If missing the question was a mistake made at the time … then why hasn’t it been corrected? The full transcript has been made available through a number of sources, including NPR and Vox. But the White House transcript still omits the question about Putin wanting Trump to win. The failure to correct this issue is directly pertinent to Russian involvement in the 2016 election, and to the fact that Russia was not randomly “meddling,” but putting in a concerted effort to sway the election to Trump by any means available. But the bigger reason for excluding the segment from the transcript may be that it goes against the new White House narrative—the one that claims Russia will “be pushing very hard for the Democrats” because “They definitely don’t want Trump!”
But Putin does want Trump. He did want Trump. Russia did everything it could to help Trump, and Vladimir Putin admitted it in a news conference covered around the world. Only those facts didn’t agree with the narrative.
"Who controls the past controls the future: who controls the present controls the past," repeated Winston obediently.
— George Orwell, 1984
The original story from The Atlantic published shortly after the conference covers the import of the answer. When Putin says “Yes I did,” he is clearly agreeing that he wanted Trump to win. But is he also making a public statement that he told his officials to make that happen?
Reuters reporter Mason, who asked the questions, thinks it’s unlikely that Putin decided to make an open confession of his involvement, especially when both Trump and Putin spent much of the press event claiming that there was “no collusion.”
But since the Q & A not only bluntly underlined the obvious lie behind the “Russia likes Dems” story, and could be read as Putin cheerfully admitting to putting his thumb on the scale, the White House appears to have done the easiest thing—they simply edited the context of Putin’s response. And, by an astounding coincidence, the Kremlin took the same action.
The Washington Post, whose own transcript partially omits the Reuters question, has produced an article that absolves both the White House and their own coverage. The claim is that both the White House and the Post worked from bad audio in putting together the coverage. They support this claim by offering two different recordings of the press event, one where Mason’s question is clear, and one where it is partially obscured by the voice of a translator.

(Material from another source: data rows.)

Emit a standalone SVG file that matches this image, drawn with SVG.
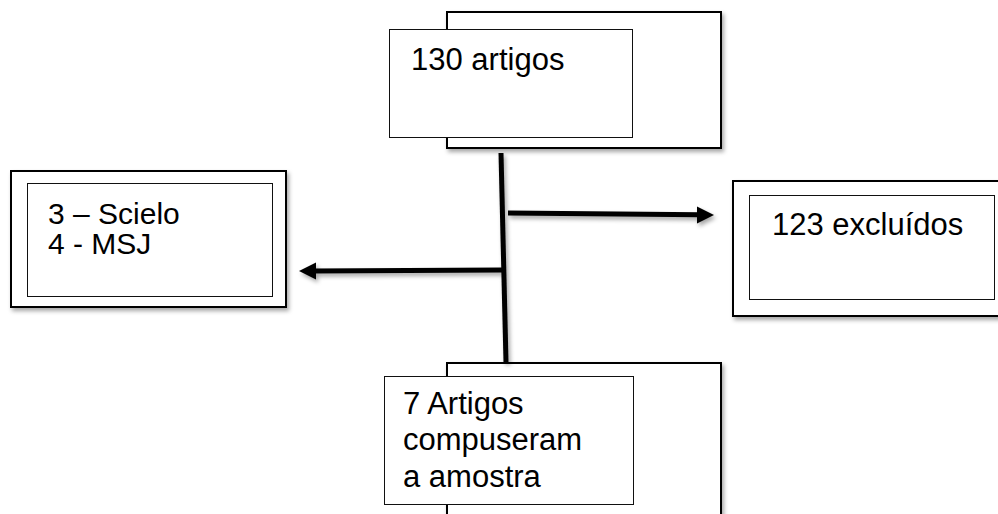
<svg xmlns="http://www.w3.org/2000/svg" width="998" height="514" viewBox="0 0 998 514">
<defs>
<filter id="sh" filterUnits="userSpaceOnUse" x="0" y="0" width="998" height="514">
<feDropShadow dx="2" dy="3" stdDeviation="2" flood-color="#000" flood-opacity="0.35"/>
</filter>
</defs>
<style>
.outer{fill:#fff;stroke:#000;stroke-width:2;filter:url(#sh)}
.inner{fill:#fff;stroke:#111;stroke-width:1}
.t{font-family:"Liberation Sans",Arial,sans-serif;font-size:31px;fill:#000}
.ts{font-size:30px}
.c{stroke:#000;stroke-width:5;fill:none}
.ah{fill:#000;stroke:none}
.sh{filter:url(#sh)}
</style>
<rect width="998" height="514" fill="#fff"/>
<g id="top">
<rect class="outer" x="447" y="12" width="274" height="136"/>
<rect class="inner" x="389.5" y="29.5" width="243" height="108"/>
<text class="t" x="411" y="70">130 artigos</text>
</g>
<g id="left">
<rect class="outer" x="11" y="171" width="275" height="136"/>
<rect class="inner" x="27.5" y="183.5" width="245" height="113"/>
<text class="t ts" x="48" y="224">3 – Scielo</text>
<text class="t ts" x="48" y="254">4 - MSJ</text>
</g>
<g id="right">
<rect class="outer" x="733" y="181" width="270" height="135"/>
<rect class="inner" x="749.5" y="195.5" width="245" height="104"/>
<text class="t" x="772" y="235">123 excluídos</text>
</g>
<g id="bottom">
<rect class="outer" x="447" y="363" width="274" height="170"/>
<rect class="inner" x="384.5" y="376.5" width="249" height="128"/>
<text class="t" x="403" y="414">7 Artigos</text>
<text class="t" x="403" y="450">compuseram</text>
<text class="t" x="403" y="487">a amostra</text>
</g>
<g id="connectors" class="sh">
<line class="c" x1="501" y1="153" x2="506" y2="362"/>
<line class="c" x1="508" y1="213" x2="700" y2="214.8"/>
<polygon class="ah" points="697,206.5 714,215 697,223.5"/>
<line class="c" x1="502" y1="270" x2="313" y2="271"/>
<polygon class="ah" points="316,262.5 299,271 316,279.5"/>
</g>
</svg>
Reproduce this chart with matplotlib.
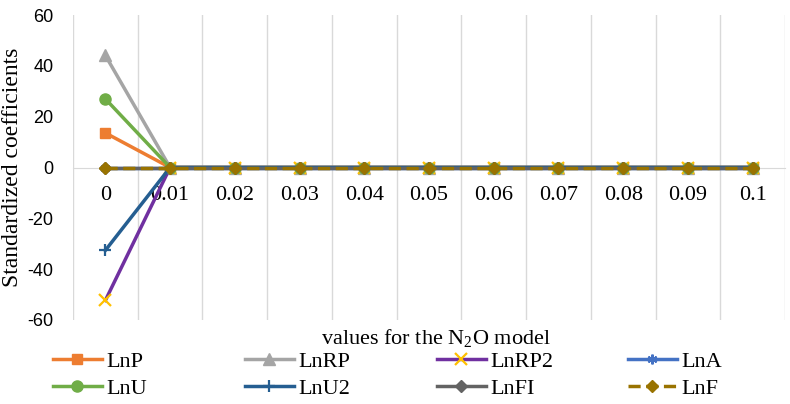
import matplotlib
matplotlib.use("Agg")
import matplotlib.pyplot as plt

plt.rcParams["mathtext.fontset"] = "custom"
plt.rcParams["mathtext.rm"] = "Liberation Serif"
plt.rcParams["mathtext.it"] = "Liberation Serif"
plt.rcParams["axes.unicode_minus"] = False

# data
x_labels = ["0", "0.01", "0.02", "0.03", "0.04", "0.05", "0.06", "0.07", "0.08", "0.09", "0.1"]
rest = [0] * 10
LnP = [13.6] + rest
LnRP = [44.1] + rest
LnRP2 = [-52.3] + rest
LnA = [0] + rest
LnU = [27.0] + rest
LnU2 = [-32.6] + rest
LnFI = [0] + rest
LnF = [0] + rest

names = ["LnP", "LnRP", "LnRP2", "LnA", "LnU", "LnU2", "LnFI", "LnF"]
series = [LnP, LnRP, LnRP2, LnA, LnU, LnU2, LnFI, LnF]
# (line colour, marker, marker colour, marker size, linestyle)
styles = [
    ("#ED7D31", "s", "#ED7D31", 7, "-"),
    ("#A5A5A5", "^", "#A5A5A5", 8, "-"),
    ("#7030A0", "x", "#FFC000", 8, "-"),
    ("#4472C4", "*", "#4472C4", 7, "-"),
    ("#70AD47", "o", "#70AD47", 8, "-"),
    ("#255E91", "+", "#255E91", 9, "-"),
    ("#636363", "D", "#636363", 6.5, "-"),
    ("#997300", "D", "#997300", 6.5, (0, (3.5, 1.6))),
]

fig = plt.figure(figsize=(7.9, 4.04), dpi=100)
ax = fig.add_axes([73 / 790, 1 - 320 / 404, 712 / 790, 305 / 404])

xs = list(range(len(x_labels)))
handles = []
for name, vals, (c, m, mc, ms, ls) in zip(names, series, styles):
    mew = 1.6 if m in ("x", "+", "*") else 1
    if m == "*":
        m = (6, 2, 0)
    h, = ax.plot(xs, vals, color=c, lw=2.5, ls=ls, marker=m, ms=ms,
                 mfc=mc, mec=mc, mew=mew, label=name)
    handles.append(h)

# vertical gridlines between categories
for b in range(len(x_labels) + 1):
    ax.axvline(b - 0.5, color="#D9D9D9", lw=1, zorder=0)

for s in ["top", "right", "left"]:
    ax.spines[s].set_visible(False)
ax.spines["bottom"].set_position(("data", 0))
ax.spines["bottom"].set_color("#D9D9D9")
ax.spines["bottom"].set_zorder(0)

ax.set_xlim(-0.5, len(x_labels) - 0.5)
ax.set_ylim(-60, 60)
ax.set_yticks([-60, -40, -20, 0, 20, 40, 60])
ax.set_xticks(xs)
ax.set_xticklabels(x_labels)
ax.tick_params(axis="x", length=0, pad=13, colors="black")
ax.tick_params(axis="y", length=0, pad=14)
for t in ax.get_xticklabels():
    t.set_fontfamily("Liberation Serif")
    t.set_fontsize(16)
for t in ax.get_yticklabels():
    t.set_fontfamily("Liberation Sans")
    t.set_fontsize(13)

ax.set_ylabel("Standardized coefficients", fontfamily="Liberation Serif", fontsize=17)
ax.yaxis.set_label_coords(-0.07, 0.5)

fig.text(436 / 790, 1 - 338 / 404, "values for the N$_2$O model",
         fontfamily="Liberation Serif", fontsize=16, ha="center", va="center")

# legend: 4 columns of 2 rows
col_x = [53, 245, 437, 628]
for i, cx in enumerate(col_x):
    hs = [handles[i], handles[i + 4]]
    fig.legend(hs, [h.get_label() for h in hs], loc="upper left",
               bbox_to_anchor=(cx / 790, 1 - 351 / 404), frameon=False,
               prop={"family": "Liberation Serif", "size": 16},
               handlelength=2.2, handletextpad=0.2, labelspacing=0.3,
               borderpad=0, borderaxespad=0)

fig.savefig("out.png", dpi=100)
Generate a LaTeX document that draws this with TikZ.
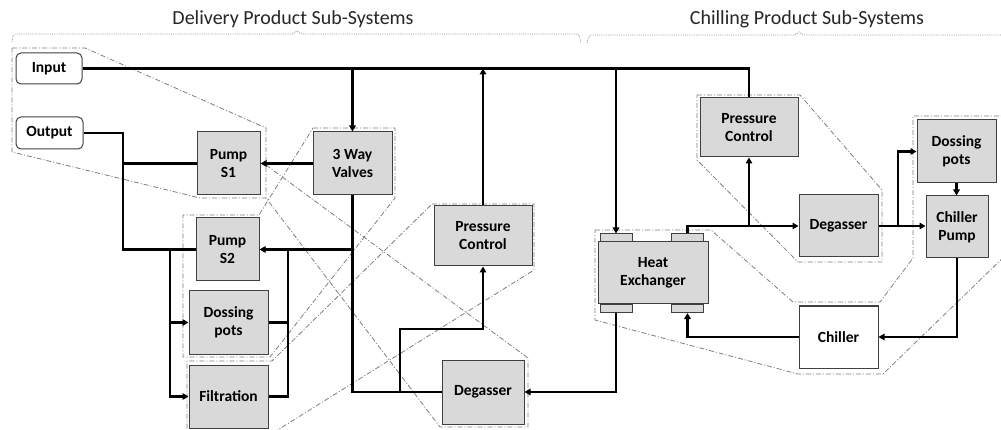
\documentclass[tikz,border=0pt]{standalone}
\usepackage{fontspec}
\setmainfont{Carlito}
\usetikzlibrary{arrows.meta}
\definecolor{boxfill}{HTML}{D9D9D9}
\definecolor{boxline}{HTML}{404040}
\definecolor{grpcol}{HTML}{7F7F7F}
\begin{document}
\begin{tikzpicture}[x=1pt,y=-1pt,
  blk/.style={draw=boxline,fill=boxfill,line width=1pt,inner sep=0pt,align=center,
    font=\bfseries\fontsize{15.5}{18}\selectfont},
  io/.style={blk,fill=white,rounded corners=5pt},
  tab/.style={draw=boxline,fill=boxfill,line width=1pt,inner sep=0pt,minimum width=32pt,minimum height=8pt},
  flow/.style={draw=black,line width=2.2pt},
  arr/.style={flow,-{Triangle[length=6pt,width=6.5pt]}},
  grp/.style={draw=grpcol,line width=0.8pt,dash pattern=on 5pt off 2pt on 1pt off 2pt},
  brc/.style={draw=grpcol!80,line width=0.8pt,dash pattern=on 1pt off 1.2pt,rounded corners=2pt},
  ttl/.style={font=\fontsize{20}{23}\selectfont,text=black!85}]
\clip (0,0) rectangle (1001,430);
\fill[white] (0,0) rectangle (1001,430);

% titles and braces
\node[ttl] (t1) at (293,19) {Delivery Product Sub-Systems};
\node[ttl] (t2) at (807,19) {Chilling Product Sub-Systems};
\draw[brc] (12,42) -- (13,34) -- (294,34) -- (297,30) -- (300,34) -- (579,34) -- (581,43);
\draw[brc] (587,43) -- (589,35) -- (796,35) -- (799,31) -- (802,35) -- (1003,35);

% group outlines
\draw[grp] (12,48) -- (85,48) -- (266,128) -- (266,198) -- (200,198) -- (12,152) -- cycle;
\draw[grp] (266,165) -- (528,358) -- (528,427) -- (440,427) -- (266,198);
\draw[grp] (313,128) -- (395,128) -- (395,198) -- (270,357) -- (183,357) -- (183,215) -- (259,215) -- cycle;
\draw[grp] (432,204) -- (534,204) -- (534,270) -- (268,436) -- (187,436) -- (187,361) -- (272,361) -- cycle;
\draw[grp] (697,95) -- (800,95) -- (882,190) -- (882,262) -- (798,262) -- (697,160) -- cycle;
\draw[grp] (595,230) -- (711,230) -- (793,302) -- (880,302) -- (913,258) -- (913,116) -- (1010,116)
  -- (1010,251) -- (883,374) -- (798,374) -- (595,320) -- cycle;

% boxes
\node[io,minimum width=66pt,minimum height=31pt] (in) at (49,68.5) {Input};
\node[io,minimum width=67pt,minimum height=32pt] (out) at (49.5,133) {Output};
\node[blk,minimum width=63pt,minimum height=63pt] (p1) at (228.5,163.5) {Pump\\S1};
\node[blk,minimum width=79pt,minimum height=63pt] (v3) at (352.5,163.5) {3 Way\\Valves};
\node[blk,minimum width=63pt,minimum height=63pt] (p2) at (227.5,249.5) {Pump\\S2};
\node[blk,minimum width=79pt,minimum height=63pt] (dp) at (228.5,322.5) {Dossing\\pots};
\node[blk,minimum width=79pt,minimum height=63pt] (fi) at (228.5,396.5) {Filtration};
\node[blk,minimum width=98pt,minimum height=60pt] (pcd) at (483,236) {Pressure\\Control};
\node[blk,minimum width=82pt,minimum height=64pt] (dgd) at (483,392) {Degasser};
\node[tab] (tTL) at (616,238) {};
\node[tab] (tTR) at (687.5,238) {};
\node[tab] (tBL) at (616,308.5) {};
\node[tab] (tBR) at (687.5,308.5) {};
\node[blk,minimum width=110pt,minimum height=62pt] (hx) at (653,273) {Heat\\Exchanger};
\node[blk,minimum width=98pt,minimum height=59pt] (pcc) at (749,127.5) {Pressure\\Control};
\node[blk,minimum width=79pt,minimum height=62pt] (dgc) at (838.5,226) {Degasser};
\node[blk,minimum width=79pt,minimum height=63pt] (dpc) at (956.5,151.5) {Dossing\\pots};
\node[blk,minimum width=62pt,minimum height=62pt] (cp) at (957,227) {Chiller\\Pump};
\node[blk,fill=white,minimum width=79pt,minimum height=62pt] (ch) at (838.5,337) {Chiller};

% junction coordinates
\coordinate (jo) at (123,0);
\coordinate (jl) at (170,0);
\coordinate (jr) at (288,0);
\coordinate (jd) at (400,329);
\coordinate (jc) at (898,0);

% connectors
\draw[flow] (in.east) -| (pcc.north);
\draw[arr] (in.east -| v3.north) -- (v3.north);
\draw[arr] (in.east -| tTL.north) -- (tTL.north);
\draw[arr] (pcd.north) -- (pcd.north |- in.east);
\draw[arr] (v3.west) -- (p1.east);
\draw[flow] (p1.west) -- (p1.west -| jo);
\draw[flow] (out.east) -| (jo |- p2.west) -- (p2.west);
\draw[arr] (jl |- p2.west) |- (dp.west);
\draw[arr] (jl |- p2.west) |- (fi.west);
\draw[flow] (jr |- p2.east) -- (jr |- fi.east) -- (fi.east);
\draw[flow] (dp.east) -- (dp.east -| jr);
\draw[arr] (v3.south |- p2.east) -- (p2.east);
\draw[flow] (v3.south) |- (dgd.west);
\draw[arr] (jd |- dgd.west) -- (jd) -| (pcd.south);
\draw[arr] (tBL.south) |- (dgd.east);
\draw[arr] (tTR.north) |- (dgc.west);
\draw[arr] (pcc.south |- dgc.west) -- (pcc.south);
\draw[arr] (dgc.east) -- (dgc.east -| cp.west);
\draw[arr] (jc |- dgc.east) |- (dpc.west);
\draw[arr] (dpc.south) -- (dpc.south |- cp.north);
\draw[arr] (cp.south) |- (ch.east);
\draw[arr] (ch.west) -| (tBR.south);
\end{tikzpicture}
\end{document}
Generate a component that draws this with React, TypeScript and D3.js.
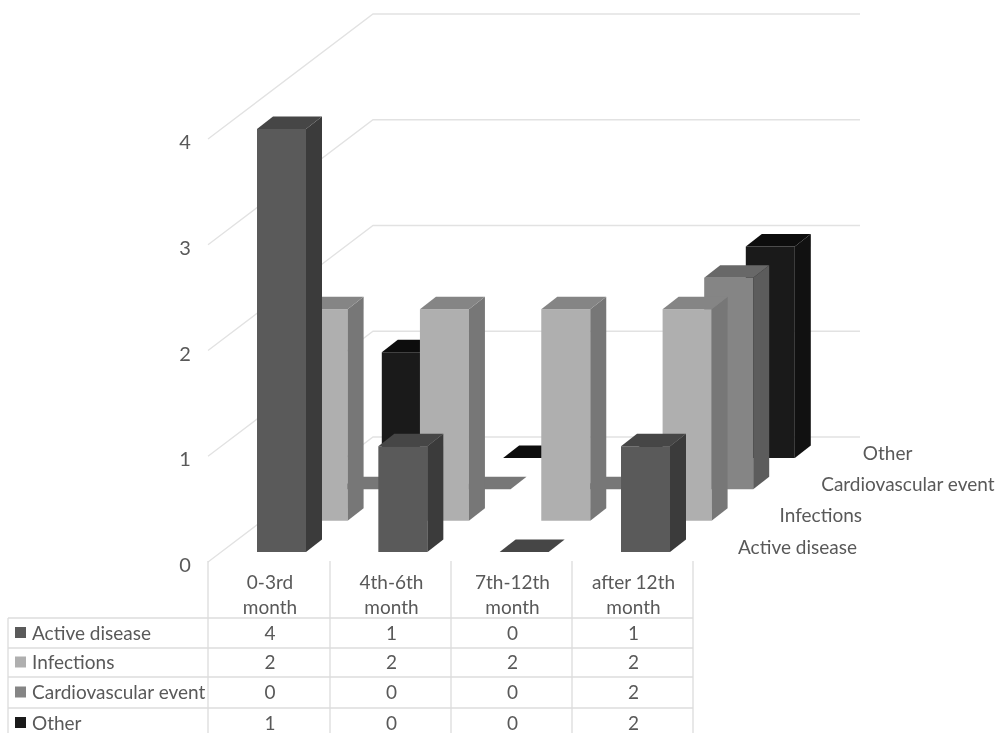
import React from "react";
import * as d3 from "d3";

const categories = ["0-3rd month", "4th-6th month", "7th-12th month", "after 12th month"];
const categoryLines = [["0-3rd", "month"], ["4th-6th", "month"], ["7th-12th", "month"], ["after 12th", "month"]];
const seriesNames = ["Active disease", "Infections", "Cardiovascular event", "Other"];
const activeDisease = [4, 1, 0, 1];
const infections = [2, 2, 2, 2];
const cardiovascular = [0, 0, 0, 2];
const other = [1, 0, 0, 2];
const seriesValues = [activeDisease, infections, cardiovascular, other];
const valueTicks = [0, 1, 2, 3, 4];
const frontColors = ["#5a5a5a", "#afafaf", "#858585", "#1a1a1a"];
const sideColors = ["#3b3b3b", "#777777", "#5c5c5c", "#111111"];
const topColors = ["#464646", "#858585", "#686868", "#0d0d0d"];

const W = 995, H = 733;
const FONT = "Lato, 'Open Sans', sans-serif";
const TEXT = "#595959";
const GRID = "#e2e2e2";
const TABLE = "#dcdcdc";
const LABEL_SIZE = 19;

const xCat = d3.scaleLinear().domain([0, 3]).range([257, 621]);
const xDepth = d3.scaleLinear().domain([0, 3]).range([0, 124.8]);
const yDepth = d3.scaleLinear().domain([0, 3]).range([0, -94]);
const height = d3.scaleLinear().domain([0, 4]).range([0, 423]);
const barBase = 552, barW = 49, sideX = 16, sideY = -12.5;
const wallFrontX = 208, wallBackX = 373, wallRight = 860;
const wallFrontY = d3.scaleLinear().domain([0, 4]).range([562, 139]);
const wallBackY = d3.scaleLinear().domain([0, 4]).range([437, 14]);

const tableX = [208, 330, 451, 572, 693];
const tableLeft = 8;
const rowY = [618, 648, 677, 708, 738];

const poly = d3.line<[number, number]>();

function Bar({ c, s, v }: { c: number; s: number; v: number }) {
  const x0 = xCat(c) + xDepth(s);
  const y0 = barBase + yDepth(s);
  const x1 = x0 + barW;
  const yT = y0 - height(v);
  const front: [number, number][] = [[x0, y0], [x1, y0], [x1, yT], [x0, yT]];
  const side: [number, number][] = [[x1, y0], [x1 + sideX, y0 + sideY], [x1 + sideX, yT + sideY], [x1, yT]];
  const top: [number, number][] = [[x0, yT], [x1, yT], [x1 + sideX, yT + sideY], [x0 + sideX, yT + sideY]];
  return (
    <g>
      {v > 0 && <path d={poly(front) + "Z"} fill={frontColors[s]} />}
      {v > 0 && <path d={poly(side) + "Z"} fill={sideColors[s]} />}
      <path d={poly(top) + "Z"} fill={v > 0 ? topColors[s] : s === 2 ? "#777777" : topColors[s]} />
    </g>
  );
}

export default function App() {
  return (
    <svg width={W} height={H} viewBox={`0 0 ${W} ${H}`} style={{ position: "absolute", left: 0, top: 0, background: "#fff", filter: "blur(0.45px)" }} fontFamily={FONT}>
      {valueTicks.map((t) => (
        <g key={t}>
          <path
            d={poly([[wallFrontX, wallFrontY(t)], [wallBackX, wallBackY(t)], [wallRight, wallBackY(t)]]) as string}
            fill="none"
            stroke={GRID}
            strokeWidth={1.3}
          />
          <text x={185} y={wallFrontY(t) + 2} textAnchor="middle" dominantBaseline="central" fontSize={20} fill={TEXT}>{t}</text>
        </g>
      ))}

      {[3, 2, 1, 0].map((s) => (
        <g key={s}>
          {categories.map((_, c) => (
            <Bar key={c} c={c} s={s} v={seriesValues[s][c]} />
          ))}
        </g>
      ))}

      {seriesNames.map((n, s) => (
        <text key={n} x={738 + xDepth(s)} y={546 + yDepth(s)} dominantBaseline="central" fontSize={LABEL_SIZE} fill={TEXT}>{n}</text>
      ))}

      {tableX.map((x) => (
        <line key={x} x1={x} x2={x} y1={561} y2={H} stroke={TABLE} strokeWidth={1.3} />
      ))}
      <line x1={tableLeft} x2={tableLeft} y1={rowY[0]} y2={H} stroke={TABLE} strokeWidth={1.3} />
      {rowY.map((y) => (
        <line key={y} x1={tableLeft} x2={tableX[4]} y1={y} y2={y} stroke={TABLE} strokeWidth={1.3} />
      ))}
      {categoryLines.map((lines, c) => (
        <g key={c}>
          {lines.map((l, i) => (
            <text key={i} x={(tableX[c] + tableX[c + 1]) / 2 + 1} y={581 + i * 25} textAnchor="middle" dominantBaseline="central" fontSize={LABEL_SIZE} fill={TEXT}>{l}</text>
          ))}
        </g>
      ))}
      {seriesNames.map((n, s) => {
        const cy = (rowY[s] + rowY[s + 1]) / 2 - 1;
        return (
          <g key={n}>
            <rect x={15} y={cy - 5} width={11} height={11} fill={frontColors[s]} />
            <text x={32} y={cy} dominantBaseline="central" fontSize={LABEL_SIZE} fill={TEXT}>{n}</text>
            {seriesValues[s].map((v, c) => (
              <text key={c} x={(tableX[c] + tableX[c + 1]) / 2 + 1} y={cy} textAnchor="middle" dominantBaseline="central" fontSize={LABEL_SIZE} fill={TEXT}>{v}</text>
            ))}
          </g>
        );
      })}
    </svg>
  );
}
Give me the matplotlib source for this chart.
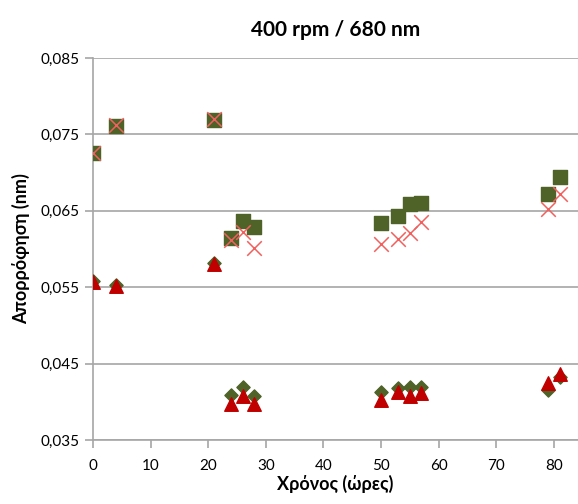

But multiple sources did have the transcript correct on day one, and the Atlantic article correctly pointed out the error in the White House transcript from the beginning. In fact, everything that the Post is now claiming as the reason for their version of the transcript, and the White House erasing of the original Mason question about Putin’s support for Trump, was covered, in detail, in that Atlantic piece from Uri Friedman, who went through it point by point. He also notes that transcripts from NPR of the event included the full question, as did those from Vox and other sources.
The discrepancies in the accounts of what was said also underscore the extent to which the Trump presidency has challenged a common understanding of reality. Even if the omission was accidental, it appears suspicious at a moment marked by the president’s repeated claims that legitimate news reports are “fake.”
1984 is not meant to be an instruction manual.